DNA sequencing exposes new uses for Pfizer targeted cancer drugs
As pharma companies expand their use of DNA sequencing for drug R&D, researchers have uncovered some potential new targets for existing cancer drugs that are likely to spur further use of sequencing in the biopharma world. And their study has shed light on potential new uses for at least two of drug giant Pfizer's ($PFE) targeted cancer drugs.

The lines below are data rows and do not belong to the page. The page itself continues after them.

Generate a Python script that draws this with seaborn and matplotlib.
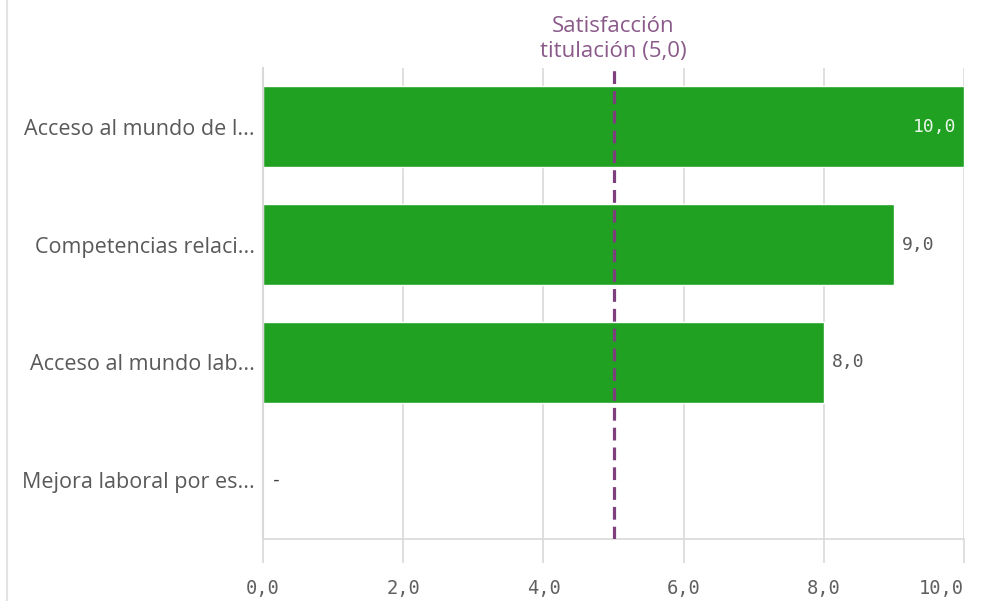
import numpy as np
import pandas as pd
import matplotlib.pyplot as plt
import seaborn as sns

# Datos
categorias = ["Acceso al mundo de l...", "Competencias relaci...",
              "Acceso al mundo lab...", "Mejora laboral por es..."]
valores = [10.0, 9.0, 8.0, np.nan]
ref_valor = 5.0
ref_texto = "Satisfacción\ntitulación (5,0)"
xticks = [0, 2, 4, 6, 8, 10]

VERDE = "#21a121"
MORADO = "#7e3f7f"
GRIS_TXT = "#595959"
GRIS_LINEA = "#d9d9d9"

df = pd.DataFrame({"categoria": categorias, "valor": valores})

sns.set_theme(style="whitegrid")
plt.rcParams["font.family"] = ["Open Sans", "DejaVu Sans"]

fig = plt.figure(figsize=(9.83, 6.01), dpi=100)
ax = fig.add_axes([0.2676, 0.1032, 0.7131, 0.7837])

sns.barplot(data=df, y="categoria", x="valor", color=VERDE, orient="h",
            width=0.69, saturation=1, ax=ax)

ax.set_xlim(0, 10)
ax.set_ylim(3.5, -0.5)
ax.set_xticks(xticks)
etiquetas = ax.set_xticklabels([f"{t:.1f}".replace(".", ",") for t in xticks],
                               family="DejaVu Sans Mono", fontsize=13.5, color="#606060")
etiquetas[-1].set_horizontalalignment("right")
ax.set_xlabel("")
ax.set_ylabel("")
ax.tick_params(axis="y", length=0, pad=6, labelsize=15.5, labelcolor=GRIS_TXT)
ax.tick_params(axis="x", bottom=True, length=17, width=1.2, color=GRIS_LINEA, pad=12)

# Rejilla y bordes
ax.grid(axis="x", color=GRIS_LINEA, linewidth=1.2)
ax.grid(axis="y", visible=False)
for lado in ["top", "right"]:
    ax.spines[lado].set_visible(False)
ax.spines["left"].set_color(GRIS_LINEA)
ax.spines["bottom"].set_color(GRIS_LINEA)
ax.spines["left"].set_linewidth(1.5)
ax.spines["bottom"].set_linewidth(1.2)

# Línea de referencia
ax.axvline(ref_valor, color=MORADO, linestyle=(0, (4, 2.2)), linewidth=2.3, zorder=5)
ax.text(ref_valor, -0.55, ref_texto, ha="center", va="bottom", fontsize=16,
        color="#8a5a8a", linespacing=1.25)

# Etiquetas de valor
for i, v in enumerate(valores):
    if np.isnan(v):
        ax.annotate("-", (0, i), xytext=(8, 0), textcoords="offset pixels",
                    ha="left", va="center", fontsize=13, color="#404040",
                    family="DejaVu Sans Mono")
    elif v >= 10:
        ax.annotate(f"{v:.1f}".replace(".", ","), (v, i), xytext=(-8, 0),
                    textcoords="offset pixels", ha="right", va="center",
                    fontsize=13, color="#e8f5e8", family="DejaVu Sans Mono")
    else:
        ax.annotate(f"{v:.1f}".replace(".", ","), (v, i), xytext=(8, 0),
                    textcoords="offset pixels", ha="left", va="center",
                    fontsize=13, color=GRIS_TXT, family="DejaVu Sans Mono")

# Borde del panel a la izquierda
fig.add_artist(plt.Line2D([0.007, 0.007], [0, 1], color="#e3e3e3", linewidth=1.5))

plt.savefig("out.png", dpi=100)
plt.close()
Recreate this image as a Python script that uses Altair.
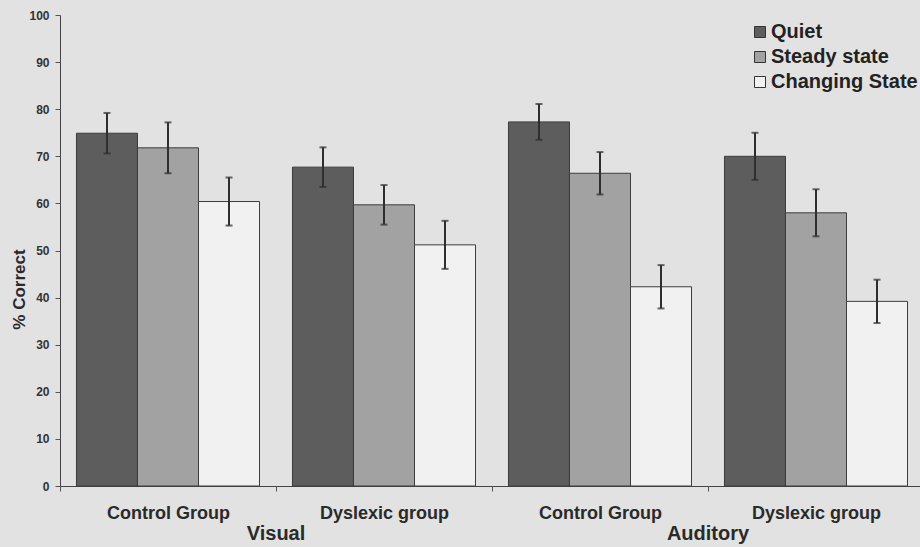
import altair as alt
import pandas as pd

# Mean % correct and error-bar half widths per condition
modality = ["Visual", "Visual", "Auditory", "Auditory"]
group = ["Control Group", "Dyslexic group", "Control Group", "Dyslexic group"]
series = ["Quiet", "Steady state", "Changing State"]

quiet = [74.9, 67.7, 77.3, 70.0]
steady = [71.8, 59.7, 66.4, 58.0]
changing = [60.4, 51.2, 42.3, 39.2]

quiet_err = [4.3, 4.2, 3.8, 5.0]
steady_err = [5.4, 4.2, 4.5, 5.0]
changing_err = [5.1, 5.1, 4.6, 4.6]

colors = ["#5d5d5d", "#a2a2a2", "#f1f1f1"]
font = "Liberation Sans"

keys = [f"{m}|{g}" for m, g in zip(modality, group)]
rows = []
for name, vals, errs in zip(series, [quiet, steady, changing],
                            [quiet_err, steady_err, changing_err]):
    for k, v, e in zip(keys, vals, errs):
        rows.append({"key": k, "series": name, "value": v,
                     "lo": v - e, "hi": v + e})
df = pd.DataFrame(rows)

x_enc = alt.X(
    "key:N", sort=keys, title=None,
    scale=alt.Scale(paddingInner=0, paddingOuter=0, range=[0, 864]),
    axis=alt.Axis(
        labelExpr="split(datum.label, '|')[1]",
        labelAngle=0, labelFont=font, labelFontWeight="bold",
        labelFontSize=18, labelColor="#2a2a2a", labelBaseline="alphabetic",
        labelPadding=27, tickBand="extent", tickSize=5, tickColor="#555",
        domainColor="#444", grid=False, labelFlush=False,
    ),
)
xoff = alt.XOffset("series:N", sort=series,
                   scale=alt.Scale(paddingInner=0, paddingOuter=0.27))
y_enc = alt.Y(
    "value:Q", title="% Correct",
    scale=alt.Scale(domain=[0, 100], nice=False),
    axis=alt.Axis(
        values=list(range(0, 101, 10)), grid=False,
        labelFont=font, labelFontWeight="bold", labelFontSize=12,
        labelColor="#333", labelPadding=6, tickSize=5, tickColor="#555",
        domainColor="#444",
        titleFont=font, titleFontWeight="bold", titleFontSize=17,
        titleColor="#2a2a2a", titleAngle=270, titleAlign="center",
        titleBaseline="middle", titleX=-41, titleY=274,
    ),
)

base = alt.Chart(df)

bars = base.mark_bar(stroke="#3c3c3c", strokeWidth=1).encode(
    x=x_enc,
    xOffset=xoff,
    y=y_enc,
    color=alt.Color(
        "series:N", sort=series,
        scale=alt.Scale(domain=series, range=colors),
        legend=alt.Legend(
            title=None, orient="none", legendX=690, legendY=7,
            symbolType="square", symbolSize=121, symbolStrokeColor="#333",
            symbolStrokeWidth=1, labelFont=font, labelFontWeight="bold",
            labelFontSize=20, labelColor="#222", labelOffset=1,
            rowPadding=5, padding=0, labelLimit=400,
        ),
    ),
)

err = base.mark_rule(color="#2e2e2e", strokeWidth=2).encode(
    x=alt.X("key:N", sort=keys),
    xOffset=alt.XOffset("series:N", sort=series),
    y="lo:Q",
    y2="hi:Q",
)
caps_hi = base.mark_tick(color="#2e2e2e", thickness=2, size=7).encode(
    x=alt.X("key:N", sort=keys),
    xOffset=alt.XOffset("series:N", sort=series),
    y="hi:Q",
)
caps_lo = base.mark_tick(color="#2e2e2e", thickness=2, size=7).encode(
    x=alt.X("key:N", sort=keys),
    xOffset=alt.XOffset("series:N", sort=series),
    y="lo:Q",
)

mod_df = pd.DataFrame({"key": [keys[1], keys[3]], "name": ["Visual", "Auditory"]})
mods = alt.Chart(mod_df).mark_text(
    font=font, fontWeight="bold", fontSize=20, color="#2a2a2a",
    baseline="alphabetic", align="center",
).encode(
    x=alt.X("key:N", sort=keys, bandPosition=0),
    y=alt.value(525),
    text="name:N",
)

chart = (
    alt.layer(bars, err, caps_hi, caps_lo, mods)
    .properties(
        width=860, height=471,
        background="#e2e2e2",
        autosize=alt.AutoSizeParams(type="none"),
        padding={"left": 60, "top": 15, "right": 0, "bottom": 61},
    )
    .configure_view(stroke=None)
)

chart.save("out.html", embed_options={"renderer": "svg", "actions": False})
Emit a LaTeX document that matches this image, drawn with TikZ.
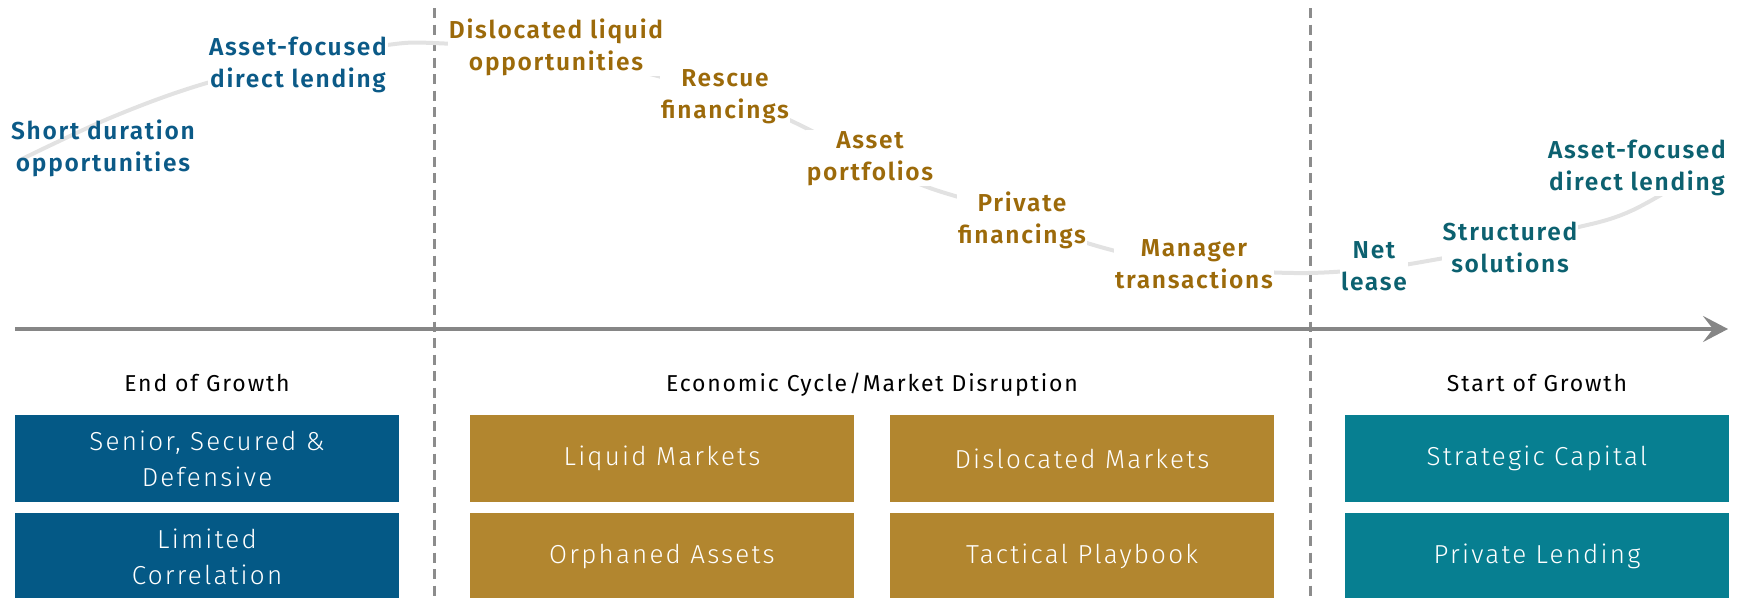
\documentclass[tikz,border=0pt]{standalone}
\usepackage{fontspec}
\setmainfont{Fira Sans}
\newfontfamily\phasefont{Fira Sans}[LetterSpace=8]
\newfontfamily\cellfont{Fira Sans Light}[LetterSpace=8.5]
\newfontfamily\lblfont{Fira Sans SemiBold}[LetterSpace=7]
\usetikzlibrary{arrows.meta}

\definecolor{boxblue}{HTML}{045986}
\definecolor{boxgold}{HTML}{B2862F}
\definecolor{boxteal}{HTML}{077F91}
\definecolor{txtblue}{HTML}{0B5A87}
\definecolor{txtgold}{HTML}{9C6A0A}
\definecolor{txtteal}{HTML}{0C6170}
\definecolor{curvegray}{HTML}{E2E2E2}
\definecolor{axisgray}{HTML}{868686}
\definecolor{dashgray}{HTML}{8C8C8C}

\tikzset{
  phase/.style={font=\phasefont\fontsize{23}{28}\selectfont, text=black, anchor=base, inner sep=0pt},
  cell/.style={minimum width=384pt, minimum height=87pt, inner sep=0pt, text=white,
    align=center, font=\cellfont\fontsize{26}{36}\selectfont},
  lbl/.style={font=\lblfont\fontsize{24.5}{32}\selectfont, align=center, anchor=base,
    fill=white, inner sep=1pt},
  divider/.style={dashgray, line width=3pt, dash pattern=on 10pt off 6.5pt},
  timeaxis/.style={axisgray, line width=3.5pt, -{Stealth[length=25pt, width=26pt, inset=10pt]}},
}

\begin{document}
\begin{tikzpicture}[x=1pt, y=-1pt]
\useasboundingbox (0,0) rectangle (1742,597);
\clip (0,0) rectangle (1742,597);

% phase dividers
\coordinate (d1t) at (434,8);   \coordinate (d1b) at (434,600);
\coordinate (d2t) at (1310,8);  \coordinate (d2b) at (1310,600);
\draw[divider] (d1t) -- (d1b);
\draw[divider] (d2t) -- (d2b);

% time axis
\coordinate (axL) at (15,329);
\coordinate (axR) at (1728,329);
\draw[timeaxis] (axL) -- (axR);

% cycle curve
\draw[curvegray, line width=4pt, line cap=round] plot[smooth, tension=0.6] coordinates {
  (20,160) (110,118) (200,85) (300,60) (387,45) (433,43) (520,50) (620,67)
  (700,88) (767,110) (840,145) (917,183) (983,205) (1087,243) (1167,262)
  (1233,270) (1308,273) (1380,268) (1433,260) (1500,247) (1567,230)
  (1633,210) (1723,157)};

% opportunities along the curve (anchored at the baseline of the last line)
\node[lbl, text=txtblue, fill=none] (sdo) at (103,171) {Short duration\\opportunities};
\node[lbl, text=txtblue] (afl) at (298,87) {Asset-focused\\direct lending};
\node[lbl, text=txtgold] (dlo) at (556,70) {Dislocated liquid\\opportunities};
\node[lbl, text=txtgold] (rsf) at (725,118) {Rescue\\financings};
\node[lbl, text=txtgold] (asp) at (870,180) {Asset\\portfolios};
\node[lbl, text=txtgold] (pvf) at (1022,243) {Private\\financings};
\node[lbl, text=txtgold] (mgt) at (1194,288) {Manager\\transactions};
\node[lbl, text=txtteal] (nls) at (1374,290) {Net\\lease};
\node[lbl, text=txtteal] (sts) at (1510,272) {Structured\\solutions};
\node[lbl, text=txtteal] (afr) at (1637,190) {Asset-focused\\direct lending};

% phase titles
\node[phase] (p1) at (207,391) {End of Growth};
\node[phase] (p2) at (872,391) {Economic Cycle/Market Disruption};
\node[phase] (p3) at (1537,391) {Start of Growth};

% strategy boxes
\node[cell, fill=boxblue] (b11) at (207,458.5) {Senior, Secured \&\\Defensive};
\node[cell, fill=boxblue] (b12) at (207,556.5) {Limited\\Correlation};
\node[cell, fill=boxgold] (b21) at (662,458.5) {Liquid Markets};
\node[cell, fill=boxgold] (b22) at (662,556.5) {Orphaned Assets};
\node[cell, fill=boxgold] (b31) at (1082,458.5) {Dislocated Markets};
\node[cell, fill=boxgold] (b32) at (1082,556.5) {Tactical Playbook};
\node[cell, fill=boxteal] (b41) at (1537,458.5) {Strategic Capital};
\node[cell, fill=boxteal] (b42) at (1537,556.5) {Private Lending};
\end{tikzpicture}
\end{document}
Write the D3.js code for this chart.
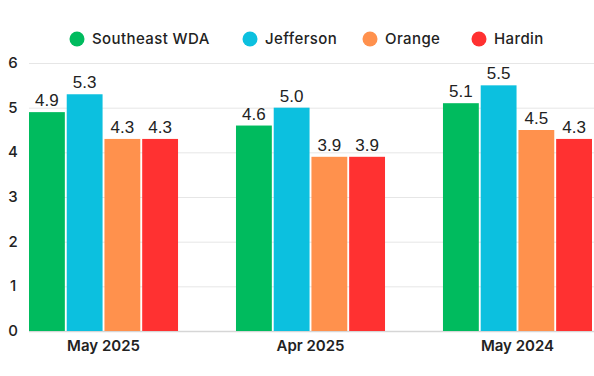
<!DOCTYPE html>
<html>

<head>
  <title>Grouped Bars</title>

  <style>
    body,
    html {
      margin: 0;
      padding: 0;
      background: #fff;
    }

    svg text {
      font-family: Inter, "Open Sans", sans-serif;
    }
  </style>
</head>

<body>

  <svg id="svg" width="594" height="376"></svg>

  <script src="https://d3js.org/d3.v7.min.js"></script>
  <script>
    const categories = ["May 2025", "Apr 2025", "May 2024"]
    const seriesNames = ["Southeast WDA", "Jefferson", "Orange", "Hardin"]
    const southeast = [4.9, 4.6, 5.1]
    const jefferson = [5.3, 5.0, 5.5]
    const orange = [4.3, 3.9, 4.5]
    const hardin = [4.3, 3.9, 4.3]
    const yTicks = [0, 1, 2, 3, 4, 5, 6]
    const colors = ["#00bb5e", "#0cc0df", "#ff914d", "#ff3131"]

    const seriesValues = [southeast, jefferson, orange, hardin]
    const rows = categories.map((c, i) => ({
      cat: c,
      vals: seriesNames.map((s, j) => ({ name: s, value: seriesValues[j][i], color: colors[j] }))
    }))

    const svg = d3.select("#svg")
    const plotLeft = 29
    const plotRight = 592
    const plotTop = 63
    const plotBottom = 331

    const x0 = d3.scaleBand()
      .domain(categories)
      .range([plotLeft, plotRight])
      .paddingInner(0.28)
      .paddingOuter(0)

    const x1 = d3.scaleBand()
      .domain(seriesNames)
      .range([0, x0.bandwidth()])
      .paddingInner(0.05)

    const y = d3.scaleLinear()
      .domain([0, 6])
      .range([plotBottom, plotTop])

    // grid
    svg.append("g")
      .selectAll("line")
      .data(yTicks)
      .enter()
      .append("line")
      .attr("x1", plotLeft)
      .attr("x2", 594)
      .attr("y1", d => y(d) + 0.5)
      .attr("y2", d => y(d) + 0.5)
      .attr("stroke", d => d === 0 ? "#d6d6d6" : "#e6e6e6")
      .attr("stroke-width", d => d === 0 ? 1.5 : 1)

    // y labels
    svg.append("g")
      .selectAll("text")
      .data(yTicks)
      .enter()
      .append("text")
      .attr("x", 13)
      .attr("y", d => y(d) + 5)
      .attr("text-anchor", "middle")
      .attr("font-size", 15)
      .attr("font-weight", 500)
      .attr("fill", "#222")
      .text(d => d)

    const groups = svg.append("g")
      .selectAll("g")
      .data(rows)
      .enter()
      .append("g")
      .attr("transform", d => `translate(${x0(d.cat)},0)`)

    groups.selectAll("rect")
      .data(d => d.vals)
      .enter()
      .append("rect")
      .attr("x", d => x1(d.name))
      .attr("y", d => y(d.value))
      .attr("width", x1.bandwidth())
      .attr("height", d => y(0) - y(d.value))
      .attr("fill", d => d.color)

    groups.selectAll("text")
      .data(d => d.vals)
      .enter()
      .append("text")
      .attr("x", d => x1(d.name) + x1.bandwidth() / 2)
      .attr("y", d => y(d.value) - 6)
      .attr("text-anchor", "middle")
      .attr("font-size", 17)
      .style("font-family", "'Liberation Sans', Arial, sans-serif")
      .attr("fill", "#222")
      .text(d => d.value.toFixed(1))

    // category labels
    svg.append("g")
      .selectAll("text")
      .data(categories)
      .enter()
      .append("text")
      .attr("x", d => x0(d) + x0.bandwidth() / 2)
      .attr("y", 351)
      .attr("text-anchor", "middle")
      .attr("font-size", 15)
      .attr("font-weight", 600)
      .attr("fill", "#222")
      .text(d => d)

    // legend
    const legendX = [77, 250, 370, 479]
    const legend = svg.append("g")
      .selectAll("g")
      .data(seriesNames)
      .enter()
      .append("g")
      .attr("transform", (d, i) => `translate(${legendX[i]},39)`)

    legend.append("circle")
      .attr("r", 7.5)
      .attr("fill", (d, i) => colors[i])

    legend.append("text")
      .attr("x", 15)
      .attr("y", 5)
      .attr("font-size", 15)
      .attr("font-weight", 500)
      .attr("letter-spacing", 0.4)
      .attr("fill", "#222")
      .text(d => d)
  </script>
</body>

</html>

With a cancer gene test from life sciences startup Foundation Medicine, the researchers from Dana-Farber Cancer Institute and elsewhere found that 59% of lung and colorectal cancer samples tested included genetic abnormalities that could be combated with targeted cancer drugs. A subset of lung cancer samples showed that the patients had mutations that could be targeted with Pfizer's approved kidney cancer drug Sutent, and one patient's colorectal cancer was found to have gene abnormality targeted by Pfizer's Xalkori.
The previously unknown genetic flaw in lung cancer was seen in about 2% of patient samples, but Dana-Farber lung cancer specialist Dr. Pasi Janne says that is enough to warrant further study of the Sutent in certain lung cancer patients, he told Bloomberg. Pfizer is taking an interest in the findings too, which shouldn't come as a surprise. Drugmakers and regulators have shown a willingness to move forward with drugs for small pools of patients if the drugs can deliver major benefits for those patients. With genetic tests like Foundation's catching on among drug developers, there's sure to be other new targets unearthed to propel further development of personalized cancer medicines.
"It is moving closer and closer to real personalized medicine," Janne, a co-author of the study told Bloomberg. "It is fantastic as we can tailor our therapy to the particular genetics of a patient's cancer."